Not surprisingly, lender respondents are concerned about the impact that higher interest rates will have on borrowers’ ability to refinance maturing loans, property values and ultimately, banks’ risk exposure from commercial real estate lending. Most respondents are not expecting 2024 to be dramatically different from this year with one noting: “I expect things to remain as they are – not as strong as prior years but not disastrous.”
|High interest rates
|Downward pressure on property values, DSCRs and demand for CRE
|“My guess is that this will take a few years to work itself out. I don’t see a soft landing.” “High rates are keeping investors on the sidelines for at least the next 12+ months.” “Rates will hold steady where they are currently through most if not all of 2024.”

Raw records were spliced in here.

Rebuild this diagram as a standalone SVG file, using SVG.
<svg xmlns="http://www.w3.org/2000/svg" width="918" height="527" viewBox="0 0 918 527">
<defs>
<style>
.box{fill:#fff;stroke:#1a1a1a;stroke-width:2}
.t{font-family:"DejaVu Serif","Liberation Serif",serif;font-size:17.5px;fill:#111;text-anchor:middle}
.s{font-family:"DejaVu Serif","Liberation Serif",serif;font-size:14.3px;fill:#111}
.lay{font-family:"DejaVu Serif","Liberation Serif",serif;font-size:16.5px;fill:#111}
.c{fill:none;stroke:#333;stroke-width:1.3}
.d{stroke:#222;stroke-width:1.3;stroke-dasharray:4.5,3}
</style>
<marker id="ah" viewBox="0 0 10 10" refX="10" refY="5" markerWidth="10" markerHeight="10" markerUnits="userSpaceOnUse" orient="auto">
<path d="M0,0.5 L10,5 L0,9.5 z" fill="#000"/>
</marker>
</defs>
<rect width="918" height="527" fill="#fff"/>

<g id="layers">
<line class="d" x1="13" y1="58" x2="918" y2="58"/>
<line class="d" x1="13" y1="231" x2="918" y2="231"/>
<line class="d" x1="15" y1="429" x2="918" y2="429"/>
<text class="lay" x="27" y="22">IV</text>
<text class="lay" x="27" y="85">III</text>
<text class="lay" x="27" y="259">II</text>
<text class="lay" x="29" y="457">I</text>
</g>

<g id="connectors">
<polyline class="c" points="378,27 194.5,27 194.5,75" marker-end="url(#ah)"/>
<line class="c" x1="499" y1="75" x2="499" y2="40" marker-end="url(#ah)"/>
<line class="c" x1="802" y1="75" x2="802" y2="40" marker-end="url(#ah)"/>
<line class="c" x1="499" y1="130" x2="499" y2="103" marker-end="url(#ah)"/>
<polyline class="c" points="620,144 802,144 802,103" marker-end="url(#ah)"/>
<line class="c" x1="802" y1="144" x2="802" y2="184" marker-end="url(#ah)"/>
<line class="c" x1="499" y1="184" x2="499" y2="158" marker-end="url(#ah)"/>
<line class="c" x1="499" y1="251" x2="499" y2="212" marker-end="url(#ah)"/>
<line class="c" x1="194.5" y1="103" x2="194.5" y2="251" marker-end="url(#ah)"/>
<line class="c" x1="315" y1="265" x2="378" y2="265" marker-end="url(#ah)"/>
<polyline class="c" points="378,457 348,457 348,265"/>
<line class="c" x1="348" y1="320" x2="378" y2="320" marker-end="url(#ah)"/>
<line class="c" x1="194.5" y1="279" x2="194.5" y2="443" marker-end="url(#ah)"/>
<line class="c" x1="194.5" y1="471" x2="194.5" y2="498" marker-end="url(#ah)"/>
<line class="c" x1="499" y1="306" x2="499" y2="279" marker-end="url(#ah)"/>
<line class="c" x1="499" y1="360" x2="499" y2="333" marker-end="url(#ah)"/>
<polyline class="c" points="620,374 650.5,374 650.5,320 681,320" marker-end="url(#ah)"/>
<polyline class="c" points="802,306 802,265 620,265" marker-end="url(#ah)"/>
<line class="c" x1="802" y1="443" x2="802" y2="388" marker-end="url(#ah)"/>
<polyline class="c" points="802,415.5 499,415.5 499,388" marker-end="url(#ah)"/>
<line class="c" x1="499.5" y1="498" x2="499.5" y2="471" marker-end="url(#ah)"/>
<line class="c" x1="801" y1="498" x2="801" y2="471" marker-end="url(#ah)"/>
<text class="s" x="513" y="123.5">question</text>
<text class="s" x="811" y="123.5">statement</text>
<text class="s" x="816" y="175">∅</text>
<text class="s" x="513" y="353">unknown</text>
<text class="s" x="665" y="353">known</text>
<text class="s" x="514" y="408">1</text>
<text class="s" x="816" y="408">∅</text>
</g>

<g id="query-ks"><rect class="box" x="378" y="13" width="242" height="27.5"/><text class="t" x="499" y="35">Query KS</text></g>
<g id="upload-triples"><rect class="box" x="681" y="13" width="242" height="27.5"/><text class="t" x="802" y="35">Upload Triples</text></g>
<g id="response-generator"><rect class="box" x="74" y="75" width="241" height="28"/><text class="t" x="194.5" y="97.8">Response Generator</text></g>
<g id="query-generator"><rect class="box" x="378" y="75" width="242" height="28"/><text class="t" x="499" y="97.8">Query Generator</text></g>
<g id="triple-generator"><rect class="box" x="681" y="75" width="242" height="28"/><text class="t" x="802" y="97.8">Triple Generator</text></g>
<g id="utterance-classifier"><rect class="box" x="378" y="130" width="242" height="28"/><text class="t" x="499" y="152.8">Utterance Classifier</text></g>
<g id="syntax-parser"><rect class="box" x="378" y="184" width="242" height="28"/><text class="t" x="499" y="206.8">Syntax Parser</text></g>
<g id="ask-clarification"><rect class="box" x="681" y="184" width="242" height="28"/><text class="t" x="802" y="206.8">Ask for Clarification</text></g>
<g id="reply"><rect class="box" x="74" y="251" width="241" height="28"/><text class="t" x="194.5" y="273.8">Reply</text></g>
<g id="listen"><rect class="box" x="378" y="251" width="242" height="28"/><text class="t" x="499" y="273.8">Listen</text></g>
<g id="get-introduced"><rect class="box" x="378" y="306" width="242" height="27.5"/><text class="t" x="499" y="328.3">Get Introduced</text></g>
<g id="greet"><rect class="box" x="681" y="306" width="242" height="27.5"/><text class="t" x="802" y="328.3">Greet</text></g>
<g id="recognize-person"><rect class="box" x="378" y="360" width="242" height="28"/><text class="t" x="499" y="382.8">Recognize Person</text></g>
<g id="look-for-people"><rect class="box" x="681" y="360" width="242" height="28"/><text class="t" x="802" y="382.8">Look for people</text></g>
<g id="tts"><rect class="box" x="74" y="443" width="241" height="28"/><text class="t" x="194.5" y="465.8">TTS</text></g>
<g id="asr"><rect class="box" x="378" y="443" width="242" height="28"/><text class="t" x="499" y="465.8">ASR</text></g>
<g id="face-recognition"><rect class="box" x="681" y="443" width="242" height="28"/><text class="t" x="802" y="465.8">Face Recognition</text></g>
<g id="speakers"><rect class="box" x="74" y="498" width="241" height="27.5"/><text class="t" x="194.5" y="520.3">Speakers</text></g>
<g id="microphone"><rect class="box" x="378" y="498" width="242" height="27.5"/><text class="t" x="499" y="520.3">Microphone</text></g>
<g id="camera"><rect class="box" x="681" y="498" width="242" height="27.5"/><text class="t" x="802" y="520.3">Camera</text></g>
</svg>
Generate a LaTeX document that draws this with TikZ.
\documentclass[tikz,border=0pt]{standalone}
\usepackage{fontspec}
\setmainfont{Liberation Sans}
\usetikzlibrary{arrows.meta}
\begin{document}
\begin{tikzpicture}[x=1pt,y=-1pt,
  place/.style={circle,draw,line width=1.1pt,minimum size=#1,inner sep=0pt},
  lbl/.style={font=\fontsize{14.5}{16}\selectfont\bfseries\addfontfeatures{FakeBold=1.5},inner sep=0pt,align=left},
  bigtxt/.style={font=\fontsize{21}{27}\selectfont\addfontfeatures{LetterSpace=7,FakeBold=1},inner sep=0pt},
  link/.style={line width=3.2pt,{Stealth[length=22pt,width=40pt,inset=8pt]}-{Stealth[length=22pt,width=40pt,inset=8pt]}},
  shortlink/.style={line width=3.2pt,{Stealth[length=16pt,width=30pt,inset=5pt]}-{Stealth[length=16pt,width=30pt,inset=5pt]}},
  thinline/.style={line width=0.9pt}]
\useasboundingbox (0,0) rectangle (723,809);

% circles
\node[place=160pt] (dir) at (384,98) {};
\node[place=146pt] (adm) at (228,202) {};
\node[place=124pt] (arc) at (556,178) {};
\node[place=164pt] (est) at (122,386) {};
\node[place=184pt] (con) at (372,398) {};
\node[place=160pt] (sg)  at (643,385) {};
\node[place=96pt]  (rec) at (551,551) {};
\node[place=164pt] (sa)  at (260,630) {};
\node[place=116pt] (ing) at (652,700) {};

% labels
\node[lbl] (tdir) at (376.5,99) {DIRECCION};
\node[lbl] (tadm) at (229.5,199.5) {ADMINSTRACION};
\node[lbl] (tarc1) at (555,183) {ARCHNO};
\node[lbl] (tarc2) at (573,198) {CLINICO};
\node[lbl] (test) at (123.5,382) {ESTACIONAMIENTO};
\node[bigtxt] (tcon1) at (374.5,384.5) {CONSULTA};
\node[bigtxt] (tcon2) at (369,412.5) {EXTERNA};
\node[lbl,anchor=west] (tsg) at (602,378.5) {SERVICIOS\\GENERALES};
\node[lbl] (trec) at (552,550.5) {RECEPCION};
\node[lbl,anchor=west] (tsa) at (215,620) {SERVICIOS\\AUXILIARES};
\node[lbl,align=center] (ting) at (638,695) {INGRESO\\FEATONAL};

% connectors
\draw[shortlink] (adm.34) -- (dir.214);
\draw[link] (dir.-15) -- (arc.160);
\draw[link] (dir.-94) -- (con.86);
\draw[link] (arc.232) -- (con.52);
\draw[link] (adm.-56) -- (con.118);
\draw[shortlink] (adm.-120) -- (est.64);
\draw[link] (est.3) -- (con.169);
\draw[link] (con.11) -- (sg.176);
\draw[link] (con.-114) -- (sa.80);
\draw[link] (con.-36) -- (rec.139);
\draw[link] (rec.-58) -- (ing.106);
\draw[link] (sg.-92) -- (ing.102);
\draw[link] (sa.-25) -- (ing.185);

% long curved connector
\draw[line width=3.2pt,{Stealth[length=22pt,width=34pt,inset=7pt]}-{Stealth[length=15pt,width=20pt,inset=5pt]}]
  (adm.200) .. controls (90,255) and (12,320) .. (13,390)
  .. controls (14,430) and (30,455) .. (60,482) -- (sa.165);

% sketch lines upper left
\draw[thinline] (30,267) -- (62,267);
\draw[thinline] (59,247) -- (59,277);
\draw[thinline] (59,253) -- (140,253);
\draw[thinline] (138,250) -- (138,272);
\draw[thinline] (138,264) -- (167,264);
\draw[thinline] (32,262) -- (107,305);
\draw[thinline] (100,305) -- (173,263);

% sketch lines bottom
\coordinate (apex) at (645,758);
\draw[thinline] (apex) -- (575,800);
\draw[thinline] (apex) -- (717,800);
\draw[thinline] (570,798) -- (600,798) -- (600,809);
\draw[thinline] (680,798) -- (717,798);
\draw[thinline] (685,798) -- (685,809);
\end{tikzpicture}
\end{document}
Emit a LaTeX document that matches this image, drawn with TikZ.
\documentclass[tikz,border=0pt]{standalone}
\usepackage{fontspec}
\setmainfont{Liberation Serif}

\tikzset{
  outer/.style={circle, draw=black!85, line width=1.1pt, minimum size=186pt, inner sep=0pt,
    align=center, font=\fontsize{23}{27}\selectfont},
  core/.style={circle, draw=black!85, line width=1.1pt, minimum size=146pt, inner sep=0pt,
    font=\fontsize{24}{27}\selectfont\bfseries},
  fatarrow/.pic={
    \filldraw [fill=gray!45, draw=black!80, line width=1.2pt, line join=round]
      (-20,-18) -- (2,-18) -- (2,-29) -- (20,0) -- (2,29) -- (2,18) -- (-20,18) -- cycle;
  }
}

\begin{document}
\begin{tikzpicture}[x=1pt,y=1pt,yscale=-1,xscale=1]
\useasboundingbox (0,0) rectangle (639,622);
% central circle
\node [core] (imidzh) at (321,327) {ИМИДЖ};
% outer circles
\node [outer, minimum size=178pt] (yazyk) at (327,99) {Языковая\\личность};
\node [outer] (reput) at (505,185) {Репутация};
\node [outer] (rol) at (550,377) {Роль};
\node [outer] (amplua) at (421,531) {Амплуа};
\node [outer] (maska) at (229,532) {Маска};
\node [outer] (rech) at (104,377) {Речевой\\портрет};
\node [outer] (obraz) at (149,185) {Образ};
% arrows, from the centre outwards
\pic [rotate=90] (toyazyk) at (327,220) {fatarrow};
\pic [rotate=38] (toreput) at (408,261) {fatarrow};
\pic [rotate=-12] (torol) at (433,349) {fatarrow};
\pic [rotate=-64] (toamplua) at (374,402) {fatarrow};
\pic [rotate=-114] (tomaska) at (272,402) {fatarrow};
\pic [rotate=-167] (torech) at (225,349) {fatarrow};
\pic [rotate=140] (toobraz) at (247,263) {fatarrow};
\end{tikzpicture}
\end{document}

|Loans originated at lower interest rates will struggle to refi
|“Bridge loans from 2021/2022 that had no rate caps anticipated are worrisome.” “The increase in rates with loans maturing or having rate adjustments will increase distressed loans.” “There’s going to be a ton of fortunes made over the next 3-5 years, but they will come on the backs of massive loss.”
|Lack of clarity impacts lenders’ ability to assess borrowers’ cash flow, assess at-risk loan exposure assessments
|“As a banker, I have significant concerns regarding properties meeting cash flow expectations once loans are repriced in this higher rate environment. I anticipate the market value of some CRE sectors will decrease due to present cap rates.” “My hope is that we will see the beginning of a basis reset across most asset types. Investors must come to terms with the fact that they have lost a very meaningful amount of their equity and we need to see transactions at new pricing really pick up.”
Across all segments, respondents expect continued headwinds as the market digests higher interest rates, loan maturities and more clarity on property pricing. Also top of mind is the impact of the upcoming election and geopolitical conflicts. The timing of how 2024 plays out will depend largely on when the Fed stabilizes, then starts to lower, interest rates.